3. A parking tax increase is a political risk in a town where lot owners have traditionally held a lot of sway. But Gray — who wants to up the rate from 12 percent to 18 percent, the first such hike since 1976 — is competitive with peer juridictions. Baltimore charges 16 percent. New York City charges more than 18 percent. Philadelphia and Miami are at 20 percent. In San Francisco, it’s 25 percent. In Chicago and Pittsburgh, parking taxes exceed 30 percent. Interestingly, he is proposing dedicating all of the new parking revenue to the city’s Metro subsidy.

4. Gray wants to charge sales tax on live theater events for the first time. I’m eager to get my hands on the Budget Support Act to see just how “live theater” is defined. What about improv comedy? Performance art? Interesting line-drawing exercise. Also: We shall see if local theaters, many of which have been prime beneficiaries of city largesse in better times, lobby against the move. Still omitted from sales taxation: yoga.

5. Gray dinged Adrian Fenty on the campaign trail — and even after the campaign was over — for upping street parking rates. Gray appears to have proposed nothing to bring them downward.

6. The Circulator fare might go up to $2 cash — but SmarTrip users would pay only $1.70. Small comfort: Still more than Metrobus.

7. In terms of city services, there is one place residents might notice a real difference: trash. Gray is proposing a slash of 100 full-time equivalent positions from the Department of Public Works’ Solid Waste Management division. That makes this passage ring a tad hollow: “A clean city with a superior public works program is one of the Mayor’s Administration’s highest priorities, and the proposed cost savings will not affect DPW’s ability to perform its core services. The trash and recycling collection, nuisance abatement, street sweeping, and leaf removal programs will remain at the same exceptional level in FY 2012.” Hmm.

8. Charter schools didn’t do badly under the circumstances. They won a hike in the per-student facilities allowance, from $2,800 a head to $3,000 — thanks to federal funds. Probably not as much as the charter advocates, which supported Gray intensely, might have wanted, but they did as well or better than they could expect, given the big picture.

9. Sometimes political metaphor and political reality quite nearly align. If Gray had a third-rail issue, particularly on the capital budget side, it was his commitment to the city streetcar program — which he famously sought to cut before reversing himself. Gray most certainly declined to touch the third rail with his new budget, committing just shy of $100 million to the program through 2017. It’s a significant gesture of confidence in the program.
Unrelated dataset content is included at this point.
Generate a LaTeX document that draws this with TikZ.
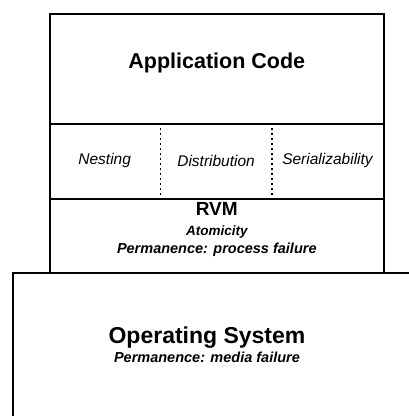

10. Gray said today he’s aiming for a gimmickless budget. But there are some definite detours into gimmickry. For instance: Having the Washington Sports and Convention Authority pay the city $5 million to lease the Carnegie Library, across the street from the convention center. Perhaps the WCSA, in negotiating convention deals, will have more success extracting revenue from the property than the city has had. But still: A leaseback is pretty much the definition of an accounting gimmick. But that is small potatoes compared to a Gray-proposed change to the way that employers are required to withhold city income taxes. Under Gray’s plan, standard deductions would no longer be taken into account when calculating withholding rates. In other words, the government would keep more of your money until they give it back to you in the form of a tax refund. The average District resident will see an additional $160 withheld yearly from paychecks under the proposal, according to the Office of the Chief Financial Officer. The measure is expected to generate nearly $41 million in fiscal 2012, but because it doesn’t affect taxpayers’ actual liabilities, it’s nearly all given back in the following year. Sound gimmicky? Call it the interest-free government lending program. This appears similar to a budgetary feint recently attempted in California, which the Wall Street Journal called the “ultimate budget gimmick.”